Perhaps I unduly exaggerate.

On the other hand, if the courts – which may, in the end, have to arbitrate the whole labor relations precedent – uphold the union for the Wildcats on the gridiron, there is no doubt in my mind the movement will spread to other Division 1 campuses.

And maybe football is only the beginning. Organized labor is using that college sport as a launching pad for the movement since it generates the most revenues but if unionization grows there, who’s to say it couldn’t migrate to other interscholastic team sports? Let the games begin!

In view of the concussions litigation now afflicting the National Football League, maybe the organizing of college pigskin will serve at least one really useful purpose: giving the players a legal venue to force their “owners” to take a hard look at the safety risks inherent in the game, based on the values of hard “hits” being made by bulked-up defenders.

I mean, that certainly falls under the category of “working conditions,” in traditional labor parlance, doesn’t it?

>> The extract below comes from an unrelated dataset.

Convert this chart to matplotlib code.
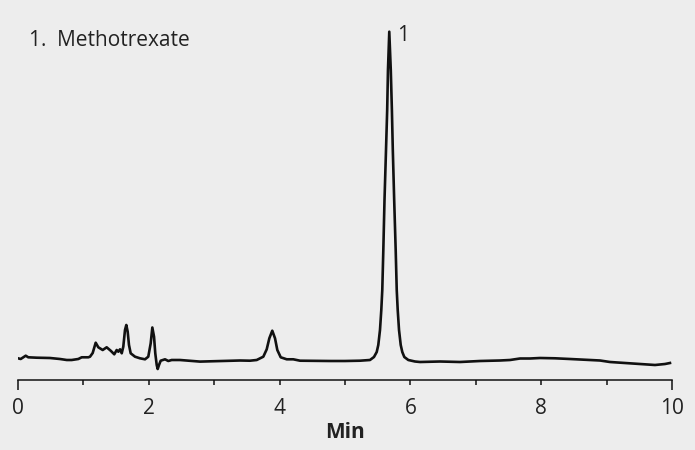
import matplotlib
matplotlib.use("Agg")
import matplotlib.pyplot as plt
from matplotlib.ticker import FixedLocator, FixedFormatter

plt.rcParams['font.family'] = ['Open Sans', 'DejaVu Sans']

# Retention time (min) and detector signal (arbitrary units)
time_min = [0.0, 0.041, 0.072, 0.118, 0.157, 0.286, 0.489, 0.642, 0.745, 0.821, 0.922, 0.974,
            1.075, 1.101, 1.142, 1.188, 1.228, 1.295, 1.356, 1.417, 1.472, 1.509, 1.534, 1.560,
            1.586, 1.610, 1.636, 1.656, 1.677, 1.697, 1.723, 1.789, 1.865, 1.942, 1.992, 2.029,
            2.054, 2.080, 2.099, 2.121, 2.136, 2.156, 2.182, 2.248, 2.298, 2.350, 2.477, 2.783,
            3.394, 3.547, 3.650, 3.751, 3.803, 3.843, 3.888, 3.930, 3.965, 4.017, 4.109, 4.209,
            4.312, 4.771, 5.000, 5.229, 5.382, 5.443, 5.485, 5.509, 5.535, 5.555, 5.570, 5.586,
            5.604, 5.627, 5.645, 5.657, 5.677, 5.700, 5.717, 5.731, 5.752, 5.775, 5.791, 5.806,
            5.826, 5.852, 5.876, 5.907, 5.968, 6.070,
            6.147, 6.453, 6.758, 7.064, 7.370, 7.523, 7.676, 7.829, 7.982, 8.211, 8.440,
            8.746, 8.899, 9.052, 9.281, 9.511, 9.740, 9.893, 9.969]
signal = [2.7, 2.0, 3.3, 5.3, 3.7, 3.3, 3.0, 2.0, 1.0, 1.0, 2.0, 3.7,
          3.7, 4.3, 8.0, 18.3, 13.7, 11.0, 13.7, 10.3, 6.7, 11.0, 9.3, 11.7,
          7.7, 14.3, 31.0, 36.0, 29.3, 16.0, 7.7, 4.3, 2.7, 1.7, 4.3, 17.7,
          33.5, 24.3, 7.7, -4.0, -8.0, -4.0, 0.3, 1.7, 0.0, 1.0, 1.0, -0.6,
          0.5, 0.3, 1.0, 4.3, 11.7, 22.7, 30.3, 22.7, 11.0, 3.7, 1.7, 1.7,
          0.3, 0.0, 0.0, 0.3, 1.0, 4.0, 9.0, 16.0, 31.0, 51.0, 71.0, 111.0,
          161.0, 211.0, 251.0, 291.0, 329.3, 291.0, 251.0, 211.0, 161.0, 111.0, 71.0, 51.0,
          31.0, 16.0, 9.0, 4.0, 1.0, -0.5,
          -1.0, -0.5, -1.0, 0.0, 0.5, 1.0, 2.5, 2.5, 3.0, 2.7, 2.0,
          1.0, 0.5, -1.0, -2.0, -3.0, -4.0, -3.0, -2.0]

peak_labels = ["1"]
peak_times = [5.677]
peak_heights = [329.3]
legend_text = "1.  Methotrexate"

major_ticks = [0, 10]
minor_ticks = [1, 2, 3, 4, 5, 6, 7, 8, 9]
minor_labels = ["", "2", "", "4", "", "6", "", "8", ""]

bg = '#ededed'
fig = plt.figure(figsize=(6.95, 4.5), dpi=100, facecolor=bg)
ax = fig.add_axes([18/695, 70/450, 654/695, 360/450], facecolor=bg)

ax.plot(time_min, signal, color='#111111', lw=1.9, solid_joinstyle='round')

ax.set_xlim(0, 10)
ax.set_ylim(-19, 341)

for s in ['top', 'right', 'left']:
    ax.spines[s].set_visible(False)
ax.spines['bottom'].set_linewidth(1.1)
ax.spines['bottom'].set_color('#111111')
ax.set_yticks([])

ax.xaxis.set_major_locator(FixedLocator(major_ticks))
ax.xaxis.set_major_formatter(FixedFormatter([str(v) for v in major_ticks]))
ax.xaxis.set_minor_locator(FixedLocator(minor_ticks))
ax.xaxis.set_minor_formatter(FixedFormatter(minor_labels))
ax.tick_params(axis='x', which='major', length=7.2, width=1.1, color='#111111',
               labelsize=15, labelcolor='#222222', pad=6)
ax.tick_params(axis='x', which='minor', length=3.6, width=1.1, color='#111111',
               labelsize=15, labelcolor='#222222', pad=9.6)

ax.set_xlabel('Min', fontsize=15, fontweight='bold', color='#222222', labelpad=2)

for lab, t, h in zip(peak_labels, peak_times, peak_heights):
    ax.annotate(lab, xy=(t, h), xytext=(10, -7), textcoords='offset points',
                ha='center', va='baseline', fontsize=15, color='#222222')

fig.text(29/695, 1 - 46/450, legend_text, fontsize=15, color='#222222', va='baseline', ha='left')

fig.savefig('out.png', dpi=100, facecolor=bg)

And lest we forget, our college years are supposed to mold fledglings still finding their way into responsible adults to whom the nation looks as its future leaders. Why shouldn’t student-athletes’ association with a union – and learning how capitalism works in this country – be part of their curriculum?

Speaking of working conditions, we feel nothing but sadness for the legendary Sherpas of Nepal who make their living as guides to climbers of Mt. Everest and who lost 16 of their members in an avalanche earlier this month.

Many of the Sherpas walked off the job, at the peak of the climbing season, refusing to take further risks that, they feel, would place their lives at further peril, leaving many would-be climbers who’ve invested big bucks in ascents of the fabled mountain.

According to news reports, a Sherpa guide can earn up to $5,000 during the climbing season. To Western ears, that doesn’t sound like much but in Nepal’s economy, it’s apparently significant money.

Still, in terms of the degree of difficulty faced by a Sherpa, I’d sure want a union defending me. Maybe they don’t have the equivalent of Civil Service there and maybe they don’t have licensure requirements for mountain climbing, but Nepal and the multi-billion dollar hikers industry ought to think about bowing down and kissing the feet of these valuable guides.

And that’s just for starters.

 – Ron Leir 

Learn more about the writer ...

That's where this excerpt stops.